- _What this task involves_
Extract the records in full, leaving every picture out.

--- Start Task inputs ---

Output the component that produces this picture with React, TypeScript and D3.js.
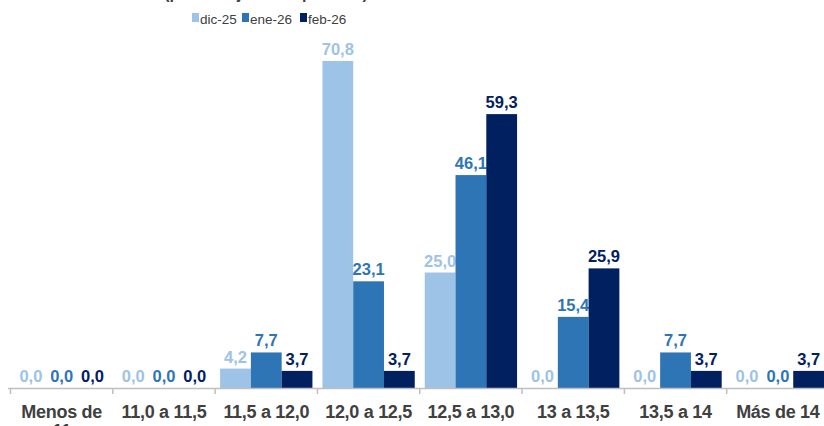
import React from "react";
import * as d3 from "d3";

const categories = ["Menos de 11", "11,0 a 11,5", "11,5 a 12,0", "12,0 a 12,5", "12,5 a 13,0", "13 a 13,5", "13,5 a 14", "Más de 14"];
const seriesNames = ["dic-25", "ene-26", "feb-26"];
const dic25 = [0.0, 0.0, 4.2, 70.8, 25.0, 0.0, 0.0, 0.0];
const ene26 = [0.0, 0.0, 7.7, 23.1, 46.1, 15.4, 7.7, 0.0];
const feb26 = [0.0, 0.0, 3.7, 3.7, 59.3, 25.9, 3.7, 3.7];
const colors = ["#9DC3E6", "#2E75B6", "#002060"];

const W = 824;
const H = 426;
const baseY = 388;

const fmt = (v: number) => v.toFixed(1).replace(".", ",");

export default function App() {
  const series = [dic25, ene26, feb26];
  const x0 = d3.scaleBand<string>().domain(categories).range([10.5, 829]).padding(0);
  const x1 = d3.scaleBand<string>().domain(seriesNames).range([5, x0.bandwidth() - 5]).padding(0);
  const y = d3.scaleLinear().domain([0, 70.8]).range([baseY, 61]);

  const legendX = [192, 242, 300];

  return (
    <svg width={W} height={H} style={{ position: "fixed", left: 0, top: 0, background: "#fff" }} fontFamily="Liberation Sans, Arial, sans-serif">
      {/* title, cropped at the top edge as in the source */}
      <text x={266} y={-1.5} textAnchor="middle" fontSize={16} fill="#404040" fontWeight="bold">(porcentaje de respuestas)</text>

      {/* legend */}
      {seriesNames.map((s, i) => (
        <g key={s} transform={`translate(${legendX[i]},0)`}>
          <rect x={0} y={13} width={7} height={9} fill={colors[i]} />
          <text x={8} y={23.5} fontSize={13.5} fill="#404040">{s}</text>
        </g>
      ))}

      {/* bars */}
      {categories.map((c, ci) => (
        <g key={c} transform={`translate(${x0(c)},0)`}>
          {seriesNames.map((s, si) => {
            const v = series[si][ci];
            const bx = x1(s)!;
            return (
              <g key={s}>
                <rect x={bx} y={y(v)} width={x1.bandwidth()} height={baseY - y(v)} fill={colors[si]} />
                <text x={bx + x1.bandwidth() / 2} y={y(v) - 6} textAnchor="middle" fontSize={16.5} fontWeight="bold" fill={colors[si]}>
                  {fmt(v)}
                </text>
              </g>
            );
          })}
        </g>
      ))}

      {/* x axis */}
      <line x1={8} x2={W} y1={baseY + 0.5} y2={baseY + 0.5} stroke="#BFBFBF" strokeWidth={1.5} />
      {categories.map((c) => (
        <line key={"t" + c} x1={x0(c)!} x2={x0(c)!} y1={baseY} y2={baseY + 6} stroke="#BFBFBF" strokeWidth={1.5} />
      ))}
      {categories.map((c) => {
        const cx = x0(c)! + x0.bandwidth() / 2;
        const lines = c === "Menos de 11" ? ["Menos de", "11"] : [c];
        return (
          <text key={"l" + c} x={cx} y={418} textAnchor="middle" fontSize={18} fontWeight="bold" fill="#404040" letterSpacing={-0.3}>
            {lines.map((l, li) => (
              <tspan key={li} x={cx} dy={li === 0 ? 0 : 19}>{l}</tspan>
            ))}
          </text>
        );
      })}
    </svg>
  );
}
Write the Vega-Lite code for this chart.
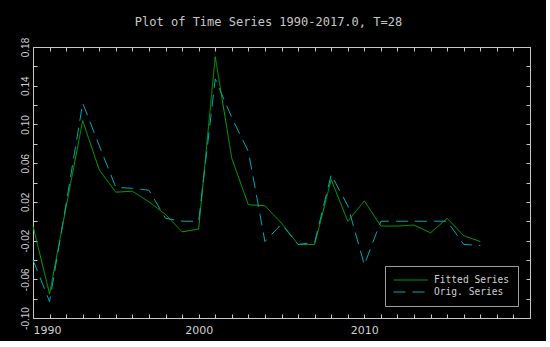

--- End Task inputs ---

- _Complete response_
Output the component that produces this picture with React, TypeScript and D3.js.
import React from "react";
import * as d3 from "d3";

const categories = ["Menos de 11", "11,0 a 11,5", "11,5 a 12,0", "12,0 a 12,5", "12,5 a 13,0", "13 a 13,5", "13,5 a 14", "Más de 14"];
const seriesNames = ["dic-25", "ene-26", "feb-26"];
const dic25 = [0.0, 0.0, 4.2, 70.8, 25.0, 0.0, 0.0, 0.0];
const ene26 = [0.0, 0.0, 7.7, 23.1, 46.1, 15.4, 7.7, 0.0];
const feb26 = [0.0, 0.0, 3.7, 3.7, 59.3, 25.9, 3.7, 3.7];
const colors = ["#9DC3E6", "#2E75B6", "#002060"];

const W = 824;
const H = 426;
const baseY = 388;

const fmt = (v: number) => v.toFixed(1).replace(".", ",");

export default function App() {
  const series = [dic25, ene26, feb26];
  const x0 = d3.scaleBand<string>().domain(categories).range([10.5, 829]).padding(0);
  const x1 = d3.scaleBand<string>().domain(seriesNames).range([5, x0.bandwidth() - 5]).padding(0);
  const y = d3.scaleLinear().domain([0, 70.8]).range([baseY, 61]);

  const legendX = [192, 242, 300];

  return (
    <svg width={W} height={H} style={{ position: "fixed", left: 0, top: 0, background: "#fff" }} fontFamily="Liberation Sans, Arial, sans-serif">
      {/* title, cropped at the top edge as in the source */}
      <text x={266} y={-1.5} textAnchor="middle" fontSize={16} fill="#404040" fontWeight="bold">(porcentaje de respuestas)</text>

      {/* legend */}
      {seriesNames.map((s, i) => (
        <g key={s} transform={`translate(${legendX[i]},0)`}>
          <rect x={0} y={13} width={7} height={9} fill={colors[i]} />
          <text x={8} y={23.5} fontSize={13.5} fill="#404040">{s}</text>
        </g>
      ))}

      {/* bars */}
      {categories.map((c, ci) => (
        <g key={c} transform={`translate(${x0(c)},0)`}>
          {seriesNames.map((s, si) => {
            const v = series[si][ci];
            const bx = x1(s)!;
            return (
              <g key={s}>
                <rect x={bx} y={y(v)} width={x1.bandwidth()} height={baseY - y(v)} fill={colors[si]} />
                <text x={bx + x1.bandwidth() / 2} y={y(v) - 6} textAnchor="middle" fontSize={16.5} fontWeight="bold" fill={colors[si]}>
                  {fmt(v)}
                </text>
              </g>
            );
          })}
        </g>
      ))}

      {/* x axis */}
      <line x1={8} x2={W} y1={baseY + 0.5} y2={baseY + 0.5} stroke="#BFBFBF" strokeWidth={1.5} />
      {categories.map((c) => (
        <line key={"t" + c} x1={x0(c)!} x2={x0(c)!} y1={baseY} y2={baseY + 6} stroke="#BFBFBF" strokeWidth={1.5} />
      ))}
      {categories.map((c) => {
        const cx = x0(c)! + x0.bandwidth() / 2;
        const lines = c === "Menos de 11" ? ["Menos de", "11"] : [c];
        return (
          <text key={"l" + c} x={cx} y={418} textAnchor="middle" fontSize={18} fontWeight="bold" fill="#404040" letterSpacing={-0.3}>
            {lines.map((l, li) => (
              <tspan key={li} x={cx} dy={li === 0 ? 0 : 19}>{l}</tspan>
            ))}
          </text>
        );
      })}
    </svg>
  );
}
Write the Vega-Lite code for this chart.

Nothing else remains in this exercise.